Stoats caught on pest-monitoring cameras at Mount Holdsworth
Image: DOC

Archived content: This media release was accurate on the date of publication. 


Pest free sanctuary Motutapu Island is having a tough run with four stoat invasions in one year. Evidence shows that all stoats swam from the city, adjacent to the island.

Date:  18 May 2021

Stoat presence was first detected on both Motutapu and Rangitoto islands in May 2020 Since then, two stoats have been trapped. One in September 2020 and another in January 2021. 

DOC and Ngāi Tai ki Tāmaki are working hard to trap two remaining stoats. To aid efforts, Ngāi Tai ki Tāmaki have announced today a 30-day rāhui will be placed on Motutapu.

The rāhui does not affect Fullers ferry services to Rangitoto, but access to Motutapu will be restricted. Bookings for the Motutapu campsite will be unavailable while the rāhui is in place.

DOC Incursion Response Advisor, Claire Warren says, currently there are 460 traps across Rangitoto and Motutapu, with 150 more being deployed. Trail cams and stoat detection dogs are used every two to three months to track pest movements on the islands.

“We are asking people to take note of iwi rāhui and not to visit Motutapu while our first priority is catching the remaining stoats. Also, stoats can swim long distances and trapping on the mainland will help reduce the chances of them getting to these predator free islands.” Head of Natural Environment for Auckland Council, Phil Brown says the impact on native wildlife from this pest species is devastating.

“Chasing down single stoats in otherwise stoat-free areas is a challenge. Auckland Council have been grappling with this in our parks and we take our protection responsibilities seriously. We are constantly strengthening our pest trapping activities to prevent reinvasion.

“It’s fantastic to see so many people in the community supporting us by controlling pests on their land and helping us on our parklands. It’s those efforts that really help protect our biodiversity.”

Background Information

The Hauraki Gulf has 47 pest-free islands which are home to threatened native species including Kōkako, Takahē, Coromandel Brown Kiwi, Tīeke/Saddleback, Pōpokotea/Whitehead, Tūturuatu/Shore Plover and Pāteke/Brown teal. 

Visiting pest free islands

When visiting pest free islands or islands that are becoming pest-free, make sure you check your gear before you leave the mainland.

  • Check – your gear for pests such as rodents and insects
  • Clean – footwear and gear, removing soil and seeds
  • Seal – ensure your gear is zipped up (no open bags)

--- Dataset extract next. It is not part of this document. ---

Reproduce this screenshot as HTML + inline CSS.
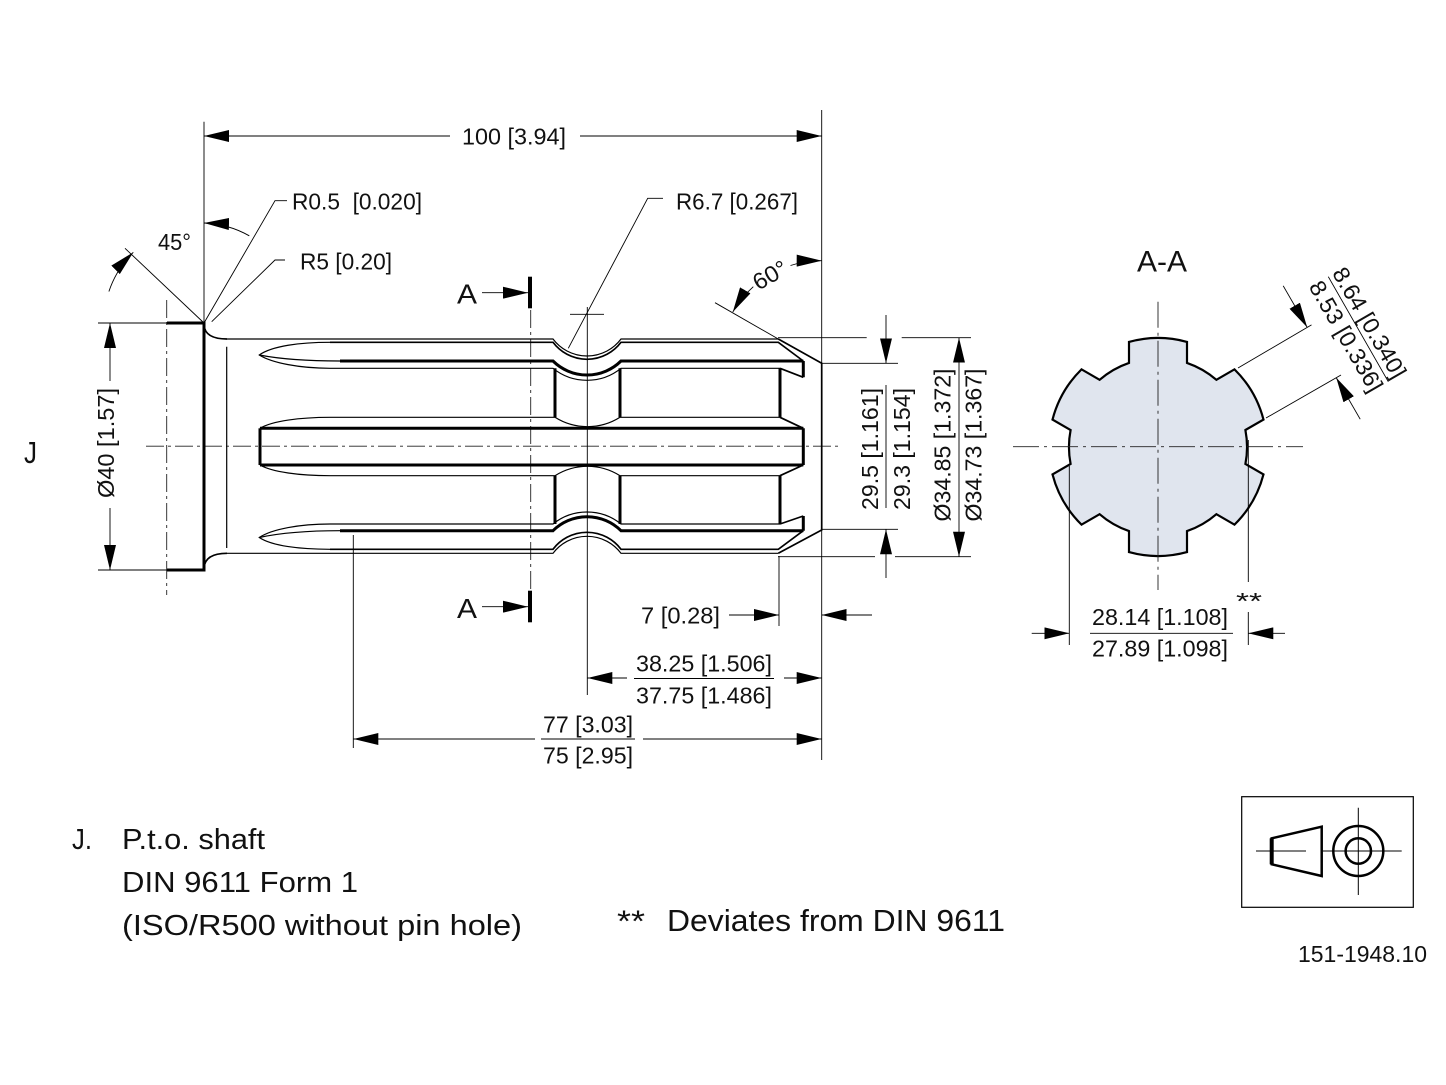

When you arrive on a pest-free island, you may be met by rangers to recheck your gear. Dogs are not allowed on island reserves in the Bay of Islands, Hauraki Gulf, and Marlborough Sounds islands. Check specific rules for a place before you visit.

A rāhui (physical and spiritual protection mechanism) sets a temporary prohibition around the rāhui area and limits access for that period.